Support :insert_all in data-modifying CTE / WITH statements

Ecto currently supports some data-modifying WITH statements / CTEs for Postgres:

Options: […]
:operation - one of :all , :update_all , or :delete_all indicating the operation type of the CTE query. If blank, it defaults to :all , making the CTE query a SELECT query.
[…]
For Postgres built-in adapter, it is possible to define data-modifying CTE queries:

update_categories_query =
  Category
  |> where([c], is_nil(c.parent_id))
  |> update([c], set: [name: "Root category"])
  |> select([c], c)

{"update_categories", Category}
|> with_cte("update_categories", as: ^update_categories_query, operation: :update_all)
|> select([c], c)

Postgres, however, also supports INSERT statements inside CTEs:

-- EXAMPLE
with expensive_calc as (
   select customer_id, sum(amount) as total 
   from orders 
   group by customer_id
),
new_segments as (
   insert into segments (customer_id, total)
   select customer_id, total 
   from expensive_calc
   returning id, customer_id
)
insert into segment_history (segment_id, customer_id)
select id, customer_id 
from new_segments;

This allows multiple INSERTs to access the same source data, as well as the newly inserted data without crossing the database boundary.

The closest solutions in Ecto are:

  1. Create temp table for expensive_calc (needs fragment)
  2. Repeat expensive_calc as subquery (likely does the calculation twice)
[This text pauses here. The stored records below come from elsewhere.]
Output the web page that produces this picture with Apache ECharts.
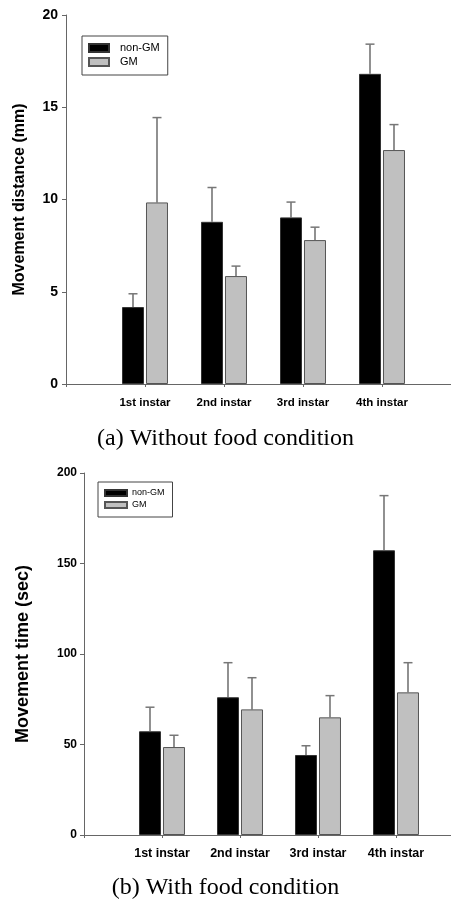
<!DOCTYPE html>
<html>
<head>
<meta charset="utf-8">
<script src="https://cdn.jsdelivr.net/npm/echarts@6/dist/echarts.min.js"></script>
<style>html,body{margin:0;padding:0;background:#fff;}#c{width:451px;height:904px;}</style>
</head>
<body>
<div id="c"></div>
<script>
var categories = ['', '1st instar', '2nd instar', '3rd instar', '4th instar', ''];
var seriesNames = ['non-GM', 'GM'];
// (a) Without food condition - movement distance (mm)
var distNonGM = [4.17, 8.79, 9.03, 16.81];
var distNonGMErr = [4.89, 10.65, 9.86, 18.42];
var distGM = [9.84, 5.85, 7.80, 12.68];
var distGMErr = [14.44, 6.39, 8.50, 14.06];
// (b) With food condition - movement time (sec)
var timeNonGM = [57.3, 76.1, 44.2, 157.3];
var timeNonGMErr = [70.6, 95.2, 49.3, 187.5];
var timeGM = [48.6, 69.4, 65.0, 78.8];
var timeGMErr = [55.1, 86.9, 77.0, 95.2];
var distTicks = [0, 20, 5];
var timeTicks = [0, 200, 50];

function barData(vals) { return [null].concat(vals).concat([null]); }
function errData(vals, tops) {
  return vals.map(function (v, i) { return [i + 1, v, tops[i]]; });
}
function errRender(offset, capW) {
  return function (params, api) {
    var p0 = api.coord([api.value(0), api.value(1)]);
    var p1 = api.coord([api.value(0), api.value(2)]);
    var x = p0[0] + offset;
    return {
      type: 'group',
      children: [
        { type: 'line', shape: { x1: x, y1: p0[1], x2: x, y2: p1[1] }, style: { stroke: '#555', lineWidth: 1.3 } },
        { type: 'line', shape: { x1: x - capW / 2, y1: p1[1], x2: x + capW / 2, y2: p1[1] }, style: { stroke: '#777', lineWidth: 1.5 } }
      ]
    };
  };
}
var blackStyle = { color: '#000', borderColor: '#333', borderWidth: 1 };
var greyStyle = { color: '#c0c0c0', borderColor: '#555', borderWidth: 1 };
var axisLineStyle = { lineStyle: { color: '#666', width: 1 } };

var chart = echarts.init(document.getElementById('c'), null, { renderer: 'canvas' });
chart.setOption({
  animation: false,
  backgroundColor: '#fff',
  grid: [
    { left: 66, top: 15, width: 395, height: 369, outerBoundsMode: 'none', containLabel: false },
    { left: 84, top: 473, width: 390, height: 362, outerBoundsMode: 'none', containLabel: false }
  ],
  legend: [
    {
      data: seriesNames, orient: 'vertical', left: 82, top: 36, icon: 'rect',
      itemWidth: 20, itemHeight: 8, itemGap: 0, padding: [5, 8, 6, 6],
      borderColor: '#444', borderWidth: 1, selectedMode: false,
      textStyle: { fontFamily: 'Arial, Liberation Sans', fontSize: 11, color: '#000', lineHeight: 14, padding: [0, 0, 0, 6] }
    },
    {
      data: seriesNames, orient: 'vertical', left: 98, top: 482, icon: 'rect',
      itemWidth: 22, itemHeight: 6, itemGap: 0, padding: [5, 8, 6, 6],
      borderColor: '#444', borderWidth: 1, selectedMode: false,
      textStyle: { fontFamily: 'Arial, Liberation Sans', fontSize: 9, color: '#000', lineHeight: 12, padding: [0, 0, 0, 0] }
    }
  ],
  xAxis: [
    {
      gridIndex: 0, type: 'category', data: categories, boundaryGap: false,
      axisLine: axisLineStyle, axisTick: { show: true, length: 3, lineStyle: { color: '#666' } },
      axisLabel: { interval: 0, margin: 13, fontFamily: 'Arial, Liberation Sans', fontWeight: 'bold', fontSize: 11.5, color: '#000' }
    },
    {
      gridIndex: 1, type: 'category', data: categories, boundaryGap: false,
      axisLine: axisLineStyle, axisTick: { show: true, length: 3, lineStyle: { color: '#666' } },
      axisLabel: { interval: 0, margin: 12, fontFamily: 'Arial, Liberation Sans', fontWeight: 'bold', fontSize: 12.5, color: '#000' }
    }
  ],
  yAxis: [
    {
      gridIndex: 0, type: 'value', min: distTicks[0], max: distTicks[1], interval: distTicks[2],
      name: 'Movement distance (mm)', nameLocation: 'middle', nameGap: 38,
      nameTextStyle: { fontFamily: 'Arial, Liberation Sans', fontWeight: 'bold', fontSize: 16, color: '#000' },
      axisLine: { show: true, lineStyle: { color: '#666' } }, axisTick: { show: true, length: 4, lineStyle: { color: '#666' } },
      splitLine: { show: false },
      axisLabel: { margin: 8, fontFamily: 'Arial, Liberation Sans', fontWeight: 'bold', fontSize: 14, color: '#000' }
    },
    {
      gridIndex: 1, type: 'value', min: timeTicks[0], max: timeTicks[1], interval: timeTicks[2],
      name: 'Movement time (sec)', nameLocation: 'middle', nameGap: 52,
      nameTextStyle: { fontFamily: 'Arial, Liberation Sans', fontWeight: 'bold', fontSize: 18, color: '#000' },
      axisLine: { show: true, lineStyle: { color: '#666' } }, axisTick: { show: true, length: 4, lineStyle: { color: '#666' } },
      splitLine: { show: false },
      axisLabel: { margin: 7, fontFamily: 'Arial, Liberation Sans', fontWeight: 'bold', fontSize: 12, color: '#000' }
    }
  ],
  graphic: [
    { type: 'text', left: 'center', top: 427, style: { text: '(a) Without food condition', fontFamily: 'Liberation Serif, Times New Roman, serif', fontSize: 24, fill: '#000' } },
    { type: 'text', left: 'center', top: 876, style: { text: '(b) With food condition', fontFamily: 'Liberation Serif, Times New Roman, serif', fontSize: 24, fill: '#000' } }
  ],
  series: [
    { name: 'non-GM', type: 'bar', xAxisIndex: 0, yAxisIndex: 0, data: barData(distNonGM), barWidth: 22, barGap: '9%', itemStyle: blackStyle },
    { name: 'GM', type: 'bar', xAxisIndex: 0, yAxisIndex: 0, data: barData(distGM), barWidth: 22, barGap: '9%', itemStyle: greyStyle },
    { name: 'errA1', type: 'custom', xAxisIndex: 0, yAxisIndex: 0, data: errData(distNonGM, distNonGMErr), renderItem: errRender(-12, 9), z: 3 },
    { name: 'errA2', type: 'custom', xAxisIndex: 0, yAxisIndex: 0, data: errData(distGM, distGMErr), renderItem: errRender(12, 9), z: 3 },
    { name: 'non-GM', type: 'bar', xAxisIndex: 1, yAxisIndex: 1, data: barData(timeNonGM), barWidth: 22, barGap: '9%', itemStyle: blackStyle },
    { name: 'GM', type: 'bar', xAxisIndex: 1, yAxisIndex: 1, data: barData(timeGM), barWidth: 22, barGap: '9%', itemStyle: greyStyle },
    { name: 'errB1', type: 'custom', xAxisIndex: 1, yAxisIndex: 1, data: errData(timeNonGM, timeNonGMErr), renderItem: errRender(-12, 9), z: 3 },
    { name: 'errB2', type: 'custom', xAxisIndex: 1, yAxisIndex: 1, data: errData(timeGM, timeGMErr), renderItem: errRender(12, 9), z: 3 }
  ]
});
</script>
</body>
</html>
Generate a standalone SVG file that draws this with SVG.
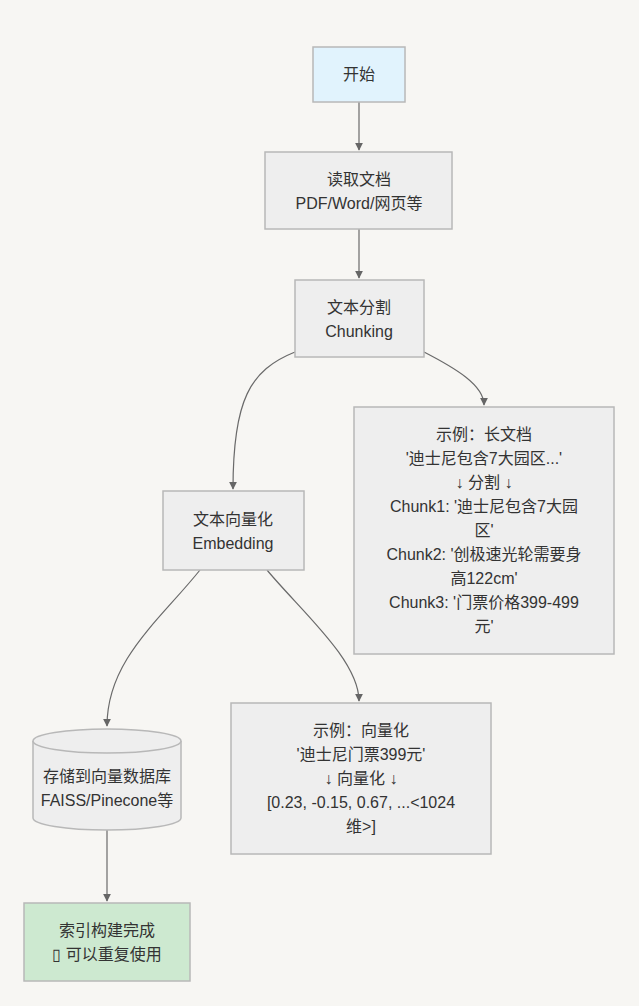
<svg xmlns="http://www.w3.org/2000/svg" width="639" height="1006" viewBox="0 0 639 1006">
<style>
text{font-family:"Liberation Sans","Noto Sans CJK SC",sans-serif;font-size:16px;fill:#333;text-anchor:middle}
.n{fill:#eeeeee;stroke:#b8b8b8;stroke-width:1.5}
.e{fill:none;stroke:#6a6a6a;stroke-width:1.2}
</style>
<defs>
<marker id="ah" viewBox="0 0 10 10" refX="9" refY="5" markerWidth="8" markerHeight="8" markerUnits="userSpaceOnUse" orient="auto">
<path d="M0,0L10,5L0,10z" fill="#666"/>
</marker>
</defs>
<rect width="639" height="1006" fill="#f7f6f3"/>
<g id="connectors">
<path class="e" d="M359,102V150" marker-end="url(#ah)"/>
<path class="e" d="M359,229V278" marker-end="url(#ah)"/>
<path class="e" d="M295,352C250,370 233,400 233,489" marker-end="url(#ah)"/>
<path class="e" d="M424,352C455,368 484,385 484,405" marker-end="url(#ah)"/>
<path class="e" d="M200,570C160,620 107,660 107,726" marker-end="url(#ah)"/>
<path class="e" d="M267,570C300,610 359,660 359,701" marker-end="url(#ah)"/>
<path class="e" d="M107,830V901" marker-end="url(#ah)"/>
</g>
<g id="start">
<rect x="313" y="47" width="92" height="55" fill="#e1f3fd" stroke="#b8b8b8" stroke-width="1.5"/>
<text x="359" y="80">开始</text>
</g>
<g id="read">
<rect class="n" x="265" y="152" width="187" height="77"/>
<text x="359" y="185">读取文档</text>
<text x="359" y="209">PDF/Word/网页等</text>
</g>
<g id="chunk">
<rect class="n" x="295" y="280" width="129" height="77"/>
<text x="359" y="313">文本分割</text>
<text x="359" y="337">Chunking</text>
</g>
<g id="example1">
<rect class="n" x="354" y="407" width="260" height="247"/>
<text x="484" y="440">示例：长文档</text>
<text x="484" y="464">'迪士尼包含7大园区...'</text>
<text x="484" y="488">↓ 分割 ↓</text>
<text x="484" y="512">Chunk1: '迪士尼包含7大园</text>
<text x="484" y="536">区'</text>
<text x="484" y="560">Chunk2: '创极速光轮需要身</text>
<text x="484" y="584">高122cm'</text>
<text x="484" y="608">Chunk3: '门票价格399-499</text>
<text x="484" y="632">元'</text>
</g>
<g id="embed">
<rect class="n" x="163" y="491" width="141" height="79"/>
<text x="233" y="525">文本向量化</text>
<text x="233" y="549">Embedding</text>
</g>
<g id="store">
<path class="n" d="M33,741A74,12 0 0 1 181,741V818A74,12 0 0 1 33,818Z"/>
<path class="n" fill="none" d="M33,741A74,12 0 0 0 181,741"/>
<text x="107" y="782">存储到向量数据库</text>
<text x="107" y="806">FAISS/Pinecone等</text>
</g>
<g id="example2">
<rect class="n" x="231" y="703" width="260" height="151"/>
<text x="361" y="736">示例：向量化</text>
<text x="361" y="760">'迪士尼门票399元'</text>
<text x="361" y="784">↓ 向量化 ↓</text>
<text x="361" y="808">[0.23, -0.15, 0.67, ...&lt;1024</text>
<text x="361" y="832">维&gt;]</text>
</g>
<g id="done">
<rect x="24" y="903" width="166" height="78" fill="#cde9d0" stroke="#b8b8b8" stroke-width="1.5"/>
<text x="107" y="936">索引构建完成</text>
<text x="107" y="960">▯ 可以重复使用</text>
</g>
</svg>
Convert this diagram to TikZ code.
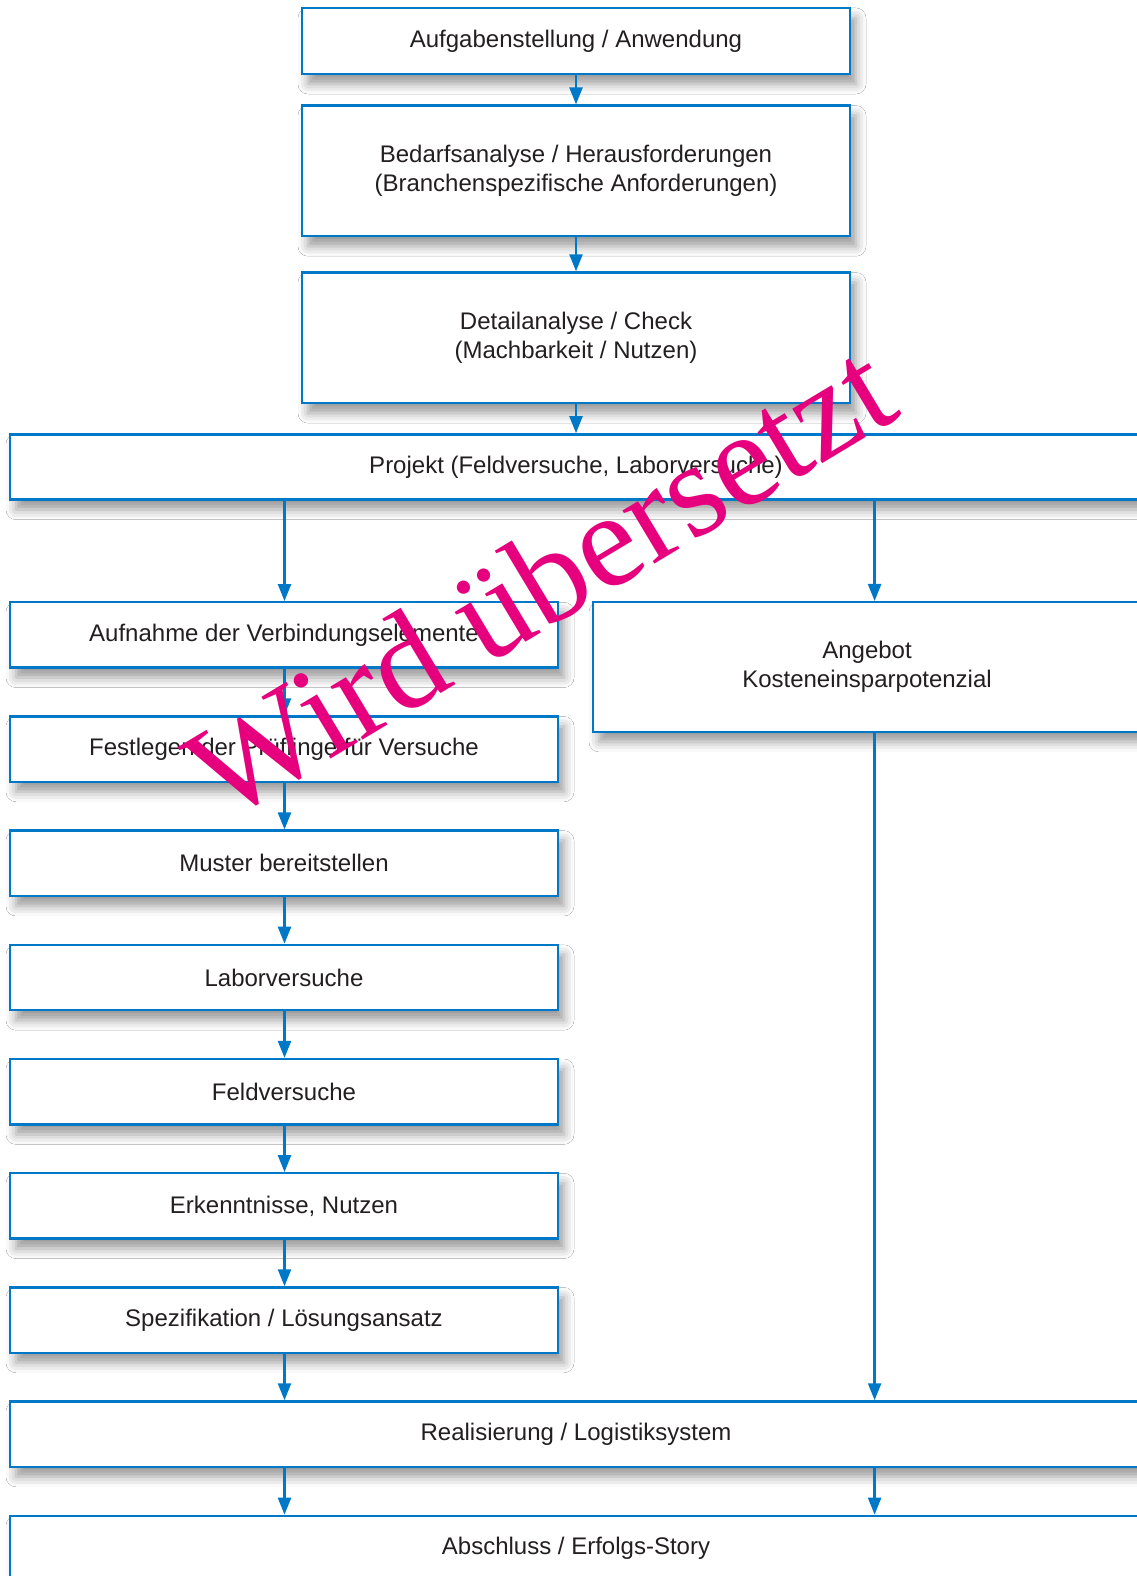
\documentclass[tikz,border=0pt]{standalone}
\usepackage{fontspec}
\setmainfont{Liberation Sans}
\newfontfamily\wmfont{Liberation Serif}
\usetikzlibrary{arrows.meta,shadows.blur}
\definecolor{fblue}{RGB}{0,120,200}
\definecolor{ftext}{RGB}{35,31,32}
\definecolor{wmpink}{RGB}{230,0,126}
\begin{document}
\begin{tikzpicture}[x=1pt,y=1pt,
  box/.style={draw=fblue, line width=2.4pt, fill=white, text=ftext,
    font=\fontsize{24}{29.5}\selectfont, align=center, inner sep=0pt,
    blur shadow={shadow xshift=6pt, shadow yshift=-10pt, shadow blur radius=10pt, shadow opacity=40}},
  narrowbox/.style={box, minimum width=548, minimum height=65.3},
  tallbox/.style={box, minimum width=548, minimum height=130.6},
  widebox/.style={box, minimum width=1132, minimum height=65.3},
  arr/.style={draw=fblue, line width=2.4pt, -{Triangle[width=13pt,length=17pt]}}]
\clip (0,0) rectangle (1137,-1576);
\fill[white] (0,0) rectangle (1137,-1576);
\coordinate (lx) at (284.5,0);
\coordinate (rx) at (874.6,0);
% top column
\node[narrowbox, minimum height=66] (n1) at (576,-41) {Aufgabenstellung / Anwendung};
\node[tallbox] (n2) at (576,-170.9) {Bedarfsanalyse / Herausforderungen\\(Branchenspezifische Anforderungen)};
\node[tallbox] (n3) at (576,-337.8) {Detailanalyse / Check\\(Machbarkeit / Nutzen)};
\node[widebox] (proj) at (576,-467) {Projekt (Feldversuche, Laborversuche)};
% left column
\node[narrowbox] (l1) at (284,-634.9) {Aufnahme der Verbindungselemente};
\node[narrowbox] (l2) at (284,-749.1) {Festlegen der Prüflinge für Versuche};
\node[narrowbox] (l3) at (284,-863.3) {Muster bereitstellen};
\node[narrowbox] (l4) at (284,-977.5) {Laborversuche};
\node[narrowbox] (l5) at (284,-1091.7) {Feldversuche};
\node[narrowbox] (l6) at (284,-1205.9) {Erkenntnisse, Nutzen};
\node[narrowbox] (l7) at (284,-1320.1) {Spezifikation / Lösungsansatz};
% right column
\node[tallbox, minimum height=129.7] (ang) at (867,-667) {Angebot\\Kosteneinsparpotenzial};
% bottom
\node[widebox] (real) at (576,-1434.1) {Realisierung / Logistiksystem};
\node[widebox] (absch) at (576,-1548.5) {Abschluss / Erfolgs-Story};
% connectors
\draw[arr] (n1.south) -- (n2.north);
\draw[arr] (n2.south) -- (n3.north);
\draw[arr] (n3.south) -- (proj.north);
\draw[arr] (proj.south -| lx) -- (l1.north -| lx);
\draw[arr] (proj.south -| rx) -- (ang.north -| rx);
\draw[arr] (l1.south -| lx) -- (l2.north -| lx);
\draw[arr] (l2.south -| lx) -- (l3.north -| lx);
\draw[arr] (l3.south -| lx) -- (l4.north -| lx);
\draw[arr] (l4.south -| lx) -- (l5.north -| lx);
\draw[arr] (l5.south -| lx) -- (l6.north -| lx);
\draw[arr] (l6.south -| lx) -- (l7.north -| lx);
\draw[arr] (l7.south -| lx) -- (real.north -| lx);
\draw[arr] (ang.south -| rx) -- (real.north -| rx);
\draw[arr] (real.south -| lx) -- (absch.north -| lx);
\draw[arr] (real.south -| rx) -- (absch.north -| rx);
% watermark
\node[text=wmpink, font=\wmfont\fontsize{135}{135}\selectfont, rotate=31, inner sep=0pt] (wm) at (540,-580) {Wird übersetzt};
\end{tikzpicture}
\end{document}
… then use two sequential Repo.insert_all statements. However, this needs serialization of the RETURNING data and unnecessarily crosses the database ↔︎ app boundary.

Other examples:

Ecto syntax

I assume this would require a new macro insert/3 similar to update/3 which allows adding returning: [p.id, p.title, ...]? Haven’t given this too much thought.

Judging by the ecto_sql source and associated PR, this was initially planned but not implemented yet:

Maybe now is the right time?

1 Like

Bump to gather comments from top contributors — wdyt @josevalim @ericmj @michalmuskala?